RNLI lifeguards complete mass rescue at Fistral Beach
Fistral RNLI lifeguards completed a mass rescue Saturday afternoon (30 June) as surfers, swimmers and body boarders were caught in a sudden rip current.
Lifeguards were patrolling the water off Fistral beach using a jet ski and rescue board when a sudden rip current opened up on the northern side of the red and yellow flags. 16 surfers, body boarders and swimmers were trapped in the rip current and were being pushed out to sea.
As the lifeguards were already in the water, they were able to respond as soon as they saw the strong current open up. RNLI lifeguard supervisor Nathan Wilmer and colleague Jack Daniels used their rescue boards as flotation devices and helped swimmers hang onto the rescue boards as well as assisting body boarders hanging onto their own boards.
RNLI lifeguard Sam Harwood then used the Jet Ski to transport the casualties out of the dangerous current and back to shore.
‘All together, the lifeguards rescued eight casualties and assisted a further eight. This was a sudden issue but thankfully we had prepared for this situation and worked really well as a team. To guarantee the safety of everyone in the water throughout the day the decision was made to extend the patrol of the beach until 7pm.’
Earlier in the day, RNLI lifeguard Theresa Morokutti rescued four children and a teenager also caught in a rip current. In the UK, the majority of RNLI lifeguard incidents involve rip currents. The RNLI advises beachgoers to visit a lifeguarded beach and to always swim between the red and yellow flags as they mark the safest areas in the water.

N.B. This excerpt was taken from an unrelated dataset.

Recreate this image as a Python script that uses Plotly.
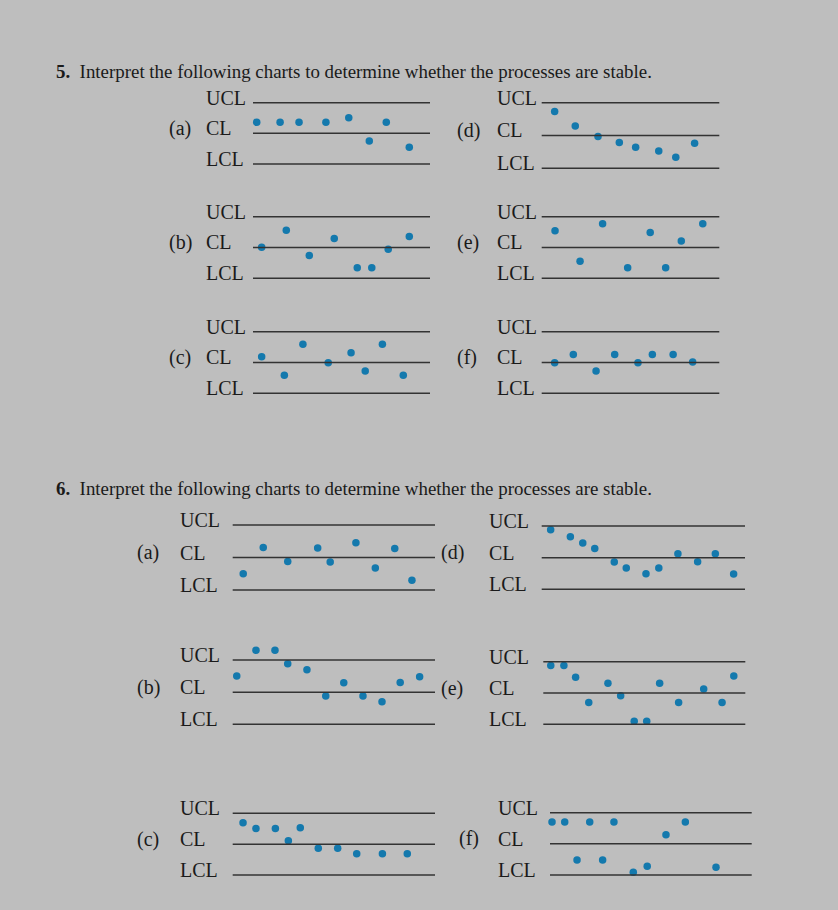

‘We want people to enjoy their time at the beach but to also respect the water. Rip currents occur very suddenly and are very dangerous. During this rescue we were using the PA system on our lifeguard truck to broadcast safety advice and reassure those caught in the current. We ask people to always listen to the lifeguards’ advice. Please keep an ear out for any broadcasts over the PA system and keep an eye on the flags whilst in the water.’
Key facts about the RNLI
The RNLI charity saves lives at sea. Its volunteers provide a 24-hour search and rescue service around the United Kingdom and Republic of Ireland coasts. The RNLI operates over 238 lifeboat stations in the UK and Ireland and, in a normal year, more than 240 lifeguard units on beaches around the UK and Channel Islands. The RNLI is independent of Coastguard and government and depends on voluntary donations and legacies to maintain its rescue service. Since the RNLI was founded in 1824, its lifeboat crews and lifeguards have saved over 142,700 lives.